## SHORT PROBLEM
Quote all of the data exactly as given. Skip every picture it contains.

## DATA LINES
## begin

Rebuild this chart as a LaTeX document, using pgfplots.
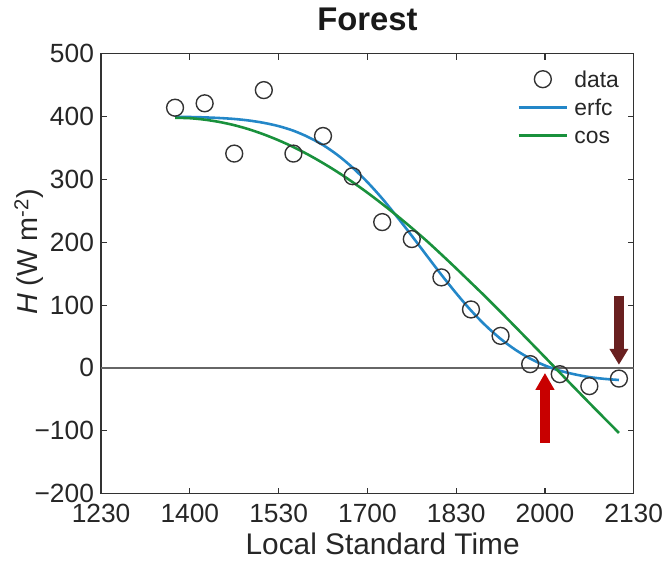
\documentclass[border=0pt]{standalone}
\usepackage{pgfplots}
\pgfplotsset{compat=1.18}
\usepackage{fontspec}
\setmainfont{Liberation Sans}
\usetikzlibrary{arrows.meta}
\definecolor{erfcblue}{RGB}{35,135,200}
\definecolor{cosgreen}{RGB}{25,145,60}
\definecolor{arrred}{RGB}{200,0,0}
\definecolor{arrbrown}{RGB}{105,32,32}
\definecolor{axgray}{RGB}{50,50,50}

\pgfplotstableread{
t H
13.75 414
14.25 421
14.75 341
15.25 442
15.75 341
16.25 369
16.75 305
17.25 232
17.75 205
18.25 144
18.75 93
19.25 51
19.75 6
20.25 -10
20.75 -29
21.25 -17
}\datatab

\pgfplotstableread{
t H
13.75 399.6
14.00 399.2
14.25 398.6
14.50 397.6
14.75 396.1
15.00 393.6
15.25 389.9
15.50 384.7
15.75 377.4
16.00 367.3
16.25 354.6
16.50 338.4
16.75 318.7
17.00 295.6
17.25 269.5
17.50 240.5
17.75 210.2
18.00 179.0
18.25 148.2
18.50 118.8
18.75 91.4
19.00 67.2
19.25 46.3
19.50 28.9
19.75 14.8
20.00 3.8
20.25 -4.4
20.50 -10.2
20.75 -14.6
21.00 -17.4
21.25 -19.2
}\erfctab

\pgfplotstableread{
t H
13.75 398.0
14.00 397.3
14.25 395.0
14.50 391.3
14.75 386.2
15.00 379.6
15.25 371.5
15.50 362.1
15.75 351.4
16.00 339.3
16.25 325.9
16.50 311.4
16.75 295.6
17.00 278.8
17.25 260.9
17.50 242.2
17.75 222.6
18.00 202.2
18.25 180.5
18.50 158.3
18.75 135.6
19.00 112.8
19.25 89.2
19.50 65.3
19.75 41.2
20.00 17.0
20.25 -7.4
20.50 -31.7
20.75 -55.8
21.00 -79.7
21.25 -103.4
}\costab

\begin{document}
\begin{tikzpicture}
\begin{axis}[
  name=ax,
  scale only axis,
  width=536pt, height=442.7pt,
  xmin=12.5, xmax=21.5, ymin=-200, ymax=500,
  xtick={12.5,14,15.5,17,18.5,20,21.5},
  xticklabels={1230,1400,1530,1700,1830,2000,2130},
  ytick={-200,-100,0,100,200,300,400,500},
  yticklabels={−200,−100,0,100,200,300,400,500},
  tick pos=both, tick align=inside,
  major tick length=6pt,
  axis line style={axgray, line width=1.3pt},
  every tick/.style={axgray, line width=1.1pt},
  ticklabel style={font=\fontsize{26.5}{30}\selectfont, text=black!85},
  xticklabel style={yshift=-5pt, inner sep=5pt},
  yticklabel style={inner sep=7pt},
  title={\bfseries Forest},
  title style={font=\fontsize{33}{38}\selectfont, at={(axis description cs:0.5,1)}, anchor=base, yshift=17pt, inner sep=0pt, text=black!90},
  xlabel={Local Standard Time},
  xlabel style={font=\fontsize{30}{34}\selectfont, at={(axis description cs:0.5286,0)}, anchor=base, yshift=-61.5pt, inner sep=0pt, text=black!85},
  ylabel={\textit{H} (W m\textsuperscript{-2})},
  ylabel style={font=\fontsize{29}{34}\selectfont, at={(axis description cs:-0.1356,0.549)}, anchor=center, rotate=0, inner sep=0pt, text=black!85},
  legend style={draw=none, fill=none, inner sep=0pt, at={(axis description cs:0.9726,0.9616)}, anchor=north east,
    font=\fontsize{23}{27}\selectfont, nodes={inner sep=0pt, text height=16pt, text depth=0pt, text=black!85}, row sep=12pt},
  legend cell align=left,
  /tikz/every odd column/.append style={column sep=6pt},
  legend image code/.code={\draw[mark repeat=2,mark phase=2,#1] plot coordinates {(0pt,0pt) (24.5pt,0pt) (49pt,0pt)};},
]
\addplot[black!60, line width=1.2pt, forget plot] coordinates {(12.5,0) (21.5,0)};
\addplot[only marks, mark=o, mark size=8.5pt, black!80, line width=1.4pt] table[x=t, y=H] {\datatab};
\addlegendentry{data}
\addplot[erfcblue, line width=2.6pt, smooth] table[x=t, y=H] {\erfctab};
\addlegendentry{erfc}
\addplot[cosgreen, line width=2.6pt, smooth] table[x=t, y=H] {\costab};
\addlegendentry{cos}
\draw[arrred, line width=10pt, -{Triangle[width=18pt,length=17pt]}] (axis cs:20,-119) -- (axis cs:20,-8);
\draw[arrbrown, line width=10pt, -{Triangle[width=18pt,length=16pt]}] (axis cs:21.25,115) -- (axis cs:21.25,5);
\end{axis}
\path ([xshift=-101.7pt,yshift=-67.3pt]ax.south west) rectangle ([xshift=30.3pt,yshift=54pt]ax.north east);
\end{tikzpicture}
\end{document}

## end

## CORRECT RESPONSE
Rebuild this chart as a LaTeX document, using pgfplots.
\documentclass[border=0pt]{standalone}
\usepackage{pgfplots}
\pgfplotsset{compat=1.18}
\usepackage{fontspec}
\setmainfont{Liberation Sans}
\usetikzlibrary{arrows.meta}
\definecolor{erfcblue}{RGB}{35,135,200}
\definecolor{cosgreen}{RGB}{25,145,60}
\definecolor{arrred}{RGB}{200,0,0}
\definecolor{arrbrown}{RGB}{105,32,32}
\definecolor{axgray}{RGB}{50,50,50}

\pgfplotstableread{
t H
13.75 414
14.25 421
14.75 341
15.25 442
15.75 341
16.25 369
16.75 305
17.25 232
17.75 205
18.25 144
18.75 93
19.25 51
19.75 6
20.25 -10
20.75 -29
21.25 -17
}\datatab

\pgfplotstableread{
t H
13.75 399.6
14.00 399.2
14.25 398.6
14.50 397.6
14.75 396.1
15.00 393.6
15.25 389.9
15.50 384.7
15.75 377.4
16.00 367.3
16.25 354.6
16.50 338.4
16.75 318.7
17.00 295.6
17.25 269.5
17.50 240.5
17.75 210.2
18.00 179.0
18.25 148.2
18.50 118.8
18.75 91.4
19.00 67.2
19.25 46.3
19.50 28.9
19.75 14.8
20.00 3.8
20.25 -4.4
20.50 -10.2
20.75 -14.6
21.00 -17.4
21.25 -19.2
}\erfctab

\pgfplotstableread{
t H
13.75 398.0
14.00 397.3
14.25 395.0
14.50 391.3
14.75 386.2
15.00 379.6
15.25 371.5
15.50 362.1
15.75 351.4
16.00 339.3
16.25 325.9
16.50 311.4
16.75 295.6
17.00 278.8
17.25 260.9
17.50 242.2
17.75 222.6
18.00 202.2
18.25 180.5
18.50 158.3
18.75 135.6
19.00 112.8
19.25 89.2
19.50 65.3
19.75 41.2
20.00 17.0
20.25 -7.4
20.50 -31.7
20.75 -55.8
21.00 -79.7
21.25 -103.4
}\costab

\begin{document}
\begin{tikzpicture}
\begin{axis}[
  name=ax,
  scale only axis,
  width=536pt, height=442.7pt,
  xmin=12.5, xmax=21.5, ymin=-200, ymax=500,
  xtick={12.5,14,15.5,17,18.5,20,21.5},
  xticklabels={1230,1400,1530,1700,1830,2000,2130},
  ytick={-200,-100,0,100,200,300,400,500},
  yticklabels={−200,−100,0,100,200,300,400,500},
  tick pos=both, tick align=inside,
  major tick length=6pt,
  axis line style={axgray, line width=1.3pt},
  every tick/.style={axgray, line width=1.1pt},
  ticklabel style={font=\fontsize{26.5}{30}\selectfont, text=black!85},
  xticklabel style={yshift=-5pt, inner sep=5pt},
  yticklabel style={inner sep=7pt},
  title={\bfseries Forest},
  title style={font=\fontsize{33}{38}\selectfont, at={(axis description cs:0.5,1)}, anchor=base, yshift=17pt, inner sep=0pt, text=black!90},
  xlabel={Local Standard Time},
  xlabel style={font=\fontsize{30}{34}\selectfont, at={(axis description cs:0.5286,0)}, anchor=base, yshift=-61.5pt, inner sep=0pt, text=black!85},
  ylabel={\textit{H} (W m\textsuperscript{-2})},
  ylabel style={font=\fontsize{29}{34}\selectfont, at={(axis description cs:-0.1356,0.549)}, anchor=center, rotate=0, inner sep=0pt, text=black!85},
  legend style={draw=none, fill=none, inner sep=0pt, at={(axis description cs:0.9726,0.9616)}, anchor=north east,
    font=\fontsize{23}{27}\selectfont, nodes={inner sep=0pt, text height=16pt, text depth=0pt, text=black!85}, row sep=12pt},
  legend cell align=left,
  /tikz/every odd column/.append style={column sep=6pt},
  legend image code/.code={\draw[mark repeat=2,mark phase=2,#1] plot coordinates {(0pt,0pt) (24.5pt,0pt) (49pt,0pt)};},
]
\addplot[black!60, line width=1.2pt, forget plot] coordinates {(12.5,0) (21.5,0)};
\addplot[only marks, mark=o, mark size=8.5pt, black!80, line width=1.4pt] table[x=t, y=H] {\datatab};
\addlegendentry{data}
\addplot[erfcblue, line width=2.6pt, smooth] table[x=t, y=H] {\erfctab};
\addlegendentry{erfc}
\addplot[cosgreen, line width=2.6pt, smooth] table[x=t, y=H] {\costab};
\addlegendentry{cos}
\draw[arrred, line width=10pt, -{Triangle[width=18pt,length=17pt]}] (axis cs:20,-119) -- (axis cs:20,-8);
\draw[arrbrown, line width=10pt, -{Triangle[width=18pt,length=16pt]}] (axis cs:21.25,115) -- (axis cs:21.25,5);
\end{axis}
\path ([xshift=-101.7pt,yshift=-67.3pt]ax.south west) rectangle ([xshift=30.3pt,yshift=54pt]ax.north east);
\end{tikzpicture}
\end{document}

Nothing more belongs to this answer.